We are still having events take place as part of the Quandamooka Festival here and on Saturday I went, with a boat load of others, down to Russell Island. This was the opening of an exhibition of work by island artists in the local hall there and as it was partly funded by the State Government the return ferry trip only cost $10.00. As can be imagined it attracted a lot of people from both Stradbroke and Coochiemudlo Islands where the ferry called in.
Coochie is only a small island so the ferry had to negotiate the moored boats.
Then it was off at breakneck speed (compared to what we are used to) onto Russell Island. The islands further down the bay seem very close but it took a good 40mins to get there, even at full speed and there was a cold wind blowing as well.
Russell Island at one time had quite a large population but after the gap between North and South Stradbroke Island opened up the oyster industry failed and people drifted away. Also the change in sea currents saw a lot of the southern part of the island washed away. Still it is a lot bigger than Coochie and closer to the Gold Coast. It doesn't have the sandy beaches we have and the island is decked in mangroves.
I have a feeling that the mosquitoes and sandflys could be a problem in summer.
Many of the houses are built right on the beach.
Some are nestled in the bush and this island has very rich farming soil. The main crop seems to be avacados.
When we landed we were greeted by some rather 'vintage' cars.
The hire car version.
And some local lads, looking like local lads everywhere.
It was a small but interesting exhibition. With a number of genres included. Most things were made from locally sourced materials.
I was interested to see that there were some lovely musical instruments including this one made from kangaroo hide.

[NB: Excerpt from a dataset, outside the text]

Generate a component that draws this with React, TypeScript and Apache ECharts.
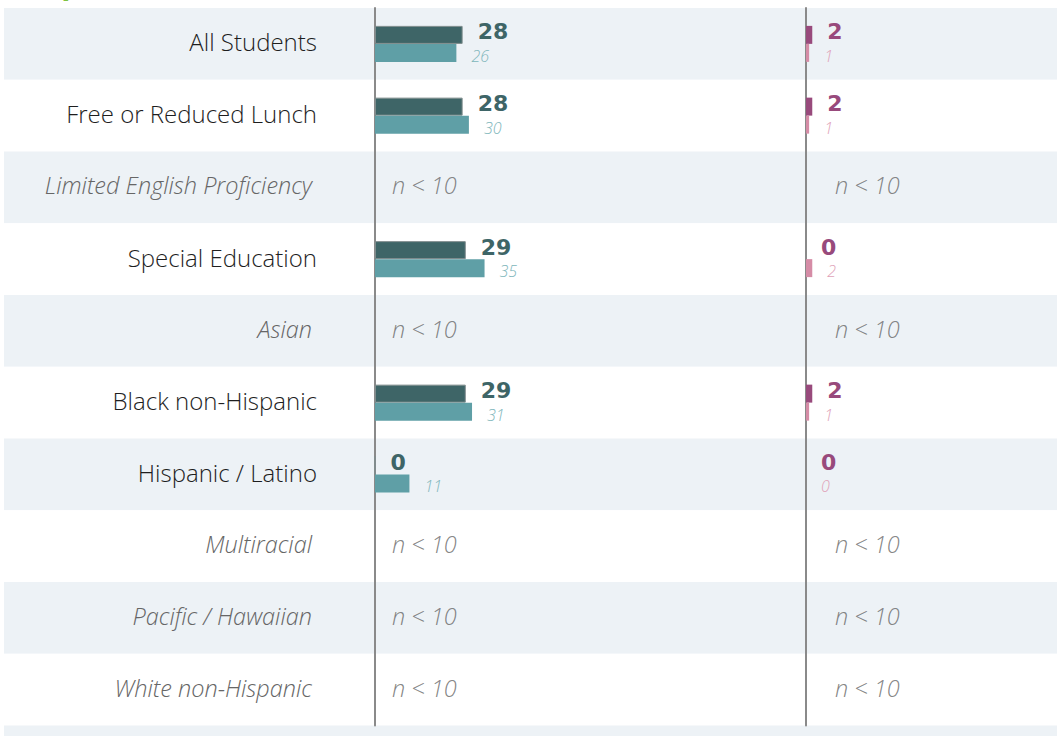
import React, { useEffect, useRef } from "react";
import * as echarts from "echarts";

const categories = [
  "All Students",
  "Free or Reduced Lunch",
  "Limited English Proficiency",
  "Special Education",
  "Asian",
  "Black non-Hispanic",
  "Hispanic / Latino",
  "Multiracial",
  "Pacific / Hawaiian",
  "White non-Hispanic",
];
// "-" = suppressed (n < 10)
const leftCurrent = [28, 28, "-", 29, "-", 29, 0, "-", "-", "-"];
const leftPrior = [26, 30, "-", 35, "-", 31, 11, "-", "-", "-"];
const rightCurrent = [2, 2, "-", 0, "-", 2, 0, "-", "-", "-"];
const rightPrior = [1, 1, "-", 2, "-", 1, 0, "-", "-", "-"];
const suppressed = [false, false, true, false, true, false, false, true, true, true];
const suppressedText = "n < 10";
const titleText = "Suspension Rates (%)";

const ROW = 71.75;

export default function App() {
  const ref = useRef<HTMLDivElement>(null);
  useEffect(() => {
    if (!ref.current) return;
    const chart = echarts.init(ref.current, null, { renderer: "svg" });
    const bandRows = [...categories, ""];
    const nData = categories
      .map((c, i) => (suppressed[i] ? [0, i] : null))
      .filter((d) => d !== null);

    const darkLabel = (color: string) => ({
      show: true,
      position: "right",
      distance: 15,
      offset: [0, -3],
      formatter: "{c}",
      fontFamily: "DejaVu Sans",
      fontWeight: "bold",
      fontSize: 22,
      color,
    });
    const lightLabel = (color: string) => ({
      show: true,
      position: "right",
      distance: 15,
      offset: [0, 3],
      formatter: "{c}",
      fontFamily: "Open Sans",
      fontStyle: "italic",
      fontWeight: 300,
      fontSize: 16,
      color,
    });
    const nLabel = (distance: number) => ({
      show: true,
      position: "right",
      distance,
      offset: [0, -2],
      formatter: () => suppressedText,
      fontFamily: "Open Sans",
      fontStyle: "italic",
      fontWeight: 300,
      fontSize: 23.5,
      color: "#666666",
    });

    const valueAxis = (gridIndex: number, max: number) => ({
      type: "value",
      gridIndex,
      min: 0,
      max,
      show: false,
    });
    const catAxisBase = {
      type: "category",
      data: categories,
      inverse: true,
      axisTick: { show: false },
      axisLine: { show: true, lineStyle: { color: "#8a8a8a", width: 2 } },
      splitLine: { show: false },
    };

    chart.setOption({
      animation: false,
      graphic: [
        {
          type: "text",
          left: 10,
          top: -33,
          style: {
            text: titleText,
            font: "bold 30px 'Open Sans'",
            fill: "#7dc242",
          },
        },
      ],
      grid: [
        { left: 4, right: 4, top: 8, height: ROW * 11 },
        { left: 375, top: 8, width: 313, height: ROW * 10 },
        { left: 806, top: 8, width: 156.5, height: ROW * 10 },
      ],
      xAxis: [valueAxis(0, 1), valueAxis(1, 100), valueAxis(2, 50)],
      yAxis: [
        {
          type: "category",
          gridIndex: 0,
          data: bandRows,
          inverse: true,
          axisLine: { show: false },
          axisTick: { show: false },
          axisLabel: { show: false },
          splitArea: { show: true, areaStyle: { color: ["#edf2f6", "#ffffff"] } },
        },
        {
          ...catAxisBase,
          gridIndex: 1,
          axisLabel: {
            margin: 58,
            formatter: (v: string, i: number) =>
              suppressed[i] ? `{i|${v}}` : `{n|${v}}`,
            rich: {
              n: {
                fontFamily: "Open Sans",
                fontWeight: 300,
                fontSize: 24,
                color: "#1e1e1e",
                padding: [0, 0, 4, 0],
              },
              i: {
                fontFamily: "Open Sans",
                fontWeight: 300,
                fontStyle: "italic",
                fontSize: 23.5,
                color: "#666666",
                padding: [0, 5, 4, 0],
              },
            },
          },
        },
        { ...catAxisBase, gridIndex: 2, axisLabel: { show: false } },
      ],
      series: [
        {
          type: "bar",
          xAxisIndex: 1,
          yAxisIndex: 1,
          data: leftCurrent,
          barWidth: 18,
          barGap: "0%",
          itemStyle: { color: "#3e6567", borderColor: "#7f8c8d", borderWidth: 1 },
          label: darkLabel("#3e6567"),
        },
        {
          type: "bar",
          xAxisIndex: 1,
          yAxisIndex: 1,
          data: leftPrior,
          barWidth: 18,
          barGap: "0%",
          itemStyle: { color: "#5f9fa6" },
          label: lightLabel("#80b6bb"),
        },
        {
          type: "scatter",
          xAxisIndex: 1,
          yAxisIndex: 1,
          data: nData,
          symbolSize: 0,
          label: nLabel(17),
        },
        {
          type: "bar",
          xAxisIndex: 2,
          yAxisIndex: 2,
          data: rightCurrent,
          barWidth: 18,
          barGap: "0%",
          itemStyle: { color: "#984a7c" },
          label: darkLabel("#984a7c"),
        },
        {
          type: "bar",
          xAxisIndex: 2,
          yAxisIndex: 2,
          data: rightPrior,
          barWidth: 18,
          barGap: "0%",
          itemStyle: { color: "#d58ca6" },
          label: lightLabel("#e0a2b8"),
        },
        {
          type: "scatter",
          xAxisIndex: 2,
          yAxisIndex: 2,
          data: nData,
          symbolSize: 0,
          label: nLabel(29),
        },
      ],
    });
    return () => chart.dispose();
  }, []);

  return (
    <div
      style={{
        position: "fixed",
        left: 0,
        top: 0,
        width: 1061,
        height: 736,
        overflow: "hidden",
        background: "#ffffff",
      }}
    >
      <div ref={ref} style={{ width: 1061, height: 800 }} />
    </div>
  );
}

Then there were the inevitable talks by politician and local dignatories but there was also a talk by a local elder. The people who have lived out on these islands were not removed and put into 'reservations'. Although having been impacted by white settlement they have managed to hold onto their culture and identity and their great grandparents negotiated with the then government that schools would be maintained on Stradrooke and the other large Islands, Russell and MacCleay, after the missions closed. This has seen their decendants being able to move into mainstream society whilst still retaining their identity. That link with country is very strong. The song lines were sung and danced to open the exhibition by the Quandamooka Dancers.
All members of the clans, from the youngest to the elders, sing and dance these songs.
Songs of welcome and goodbye and of the animals with whom we share the earth.
It was forbidden to speak your own language in colonial times so it is through these songs that they have been able to keep their language and they kindly share all this wonder with us. Everyone left feeling closer to the land where we live.